In light of the BEIS consultation on merging agencies to create a single body to enforce employment rights, Richard Maitland, Partner and specialist in Human Capital at MHA MacIntyre Hudson, says uniting policing responsibilities could mean a more hard-line approach to companies breaching the National Minimum Wage (NMW) by mistake.National
At present, responsibility for enforcing the rights of “vulnerable workers” is spread across different bodies, often answering to different government departments. BEIS has big ambitions for a potential new enforcement body, which would draw together responsibility for enforcement of a range of regulations protecting vulnerable workers. One likely consequence of this is a stiffening of the government’s resolve to clamp down on breaches of the NMW.
The spectrum of labour law violation ranges from immoral practices that lead to tragedies such as Morecambe Bay, all the way to companies which do not set out to deliberately underpay their workers, but inadvertently fail to meet their NMW obligations. HMRC already takes quite a hard-line approach on technical but unintentional breaches of NMW rules, but a new combined agency could be tougher still. Some of the moral resolve the government brings to tackling deliberate exploitation of vulnerable workers may trickle into a more rigorous approach to unintentional breaches of the NMW.
BEIS do acknowledge, in principle, that there is a spectrum of offences against NMW and other regulations, with some purely accidental breaches, and promise a proportionate response accordingly.

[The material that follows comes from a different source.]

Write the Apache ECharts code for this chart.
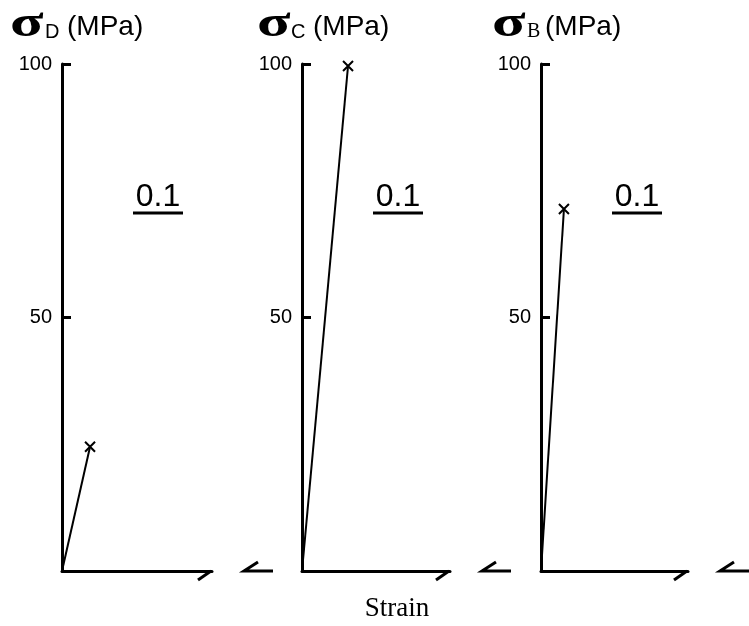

Our experience of HMRC’s current enforcement of the NMW suggests Whitehall recognises the need for proportionality more clearly in principle than in practice.
If approved, the joint agency should give further warning to companies to understand all the ways they could breach the NMW without realising it. This happens more regularly than companies realise, for example when an employer schedules a mandatory pre-shift briefing 10 minutes before usual starting hours. This may seem a minor issue but counts as working time and will add up to a considerable underpayment of workers on the NMW. HMRC can currently review a company’s practices over a period of six years and exact penalties worth 200% of the underpayment. A new, joint agency is likely to pursue this course of action more frequently and robustly.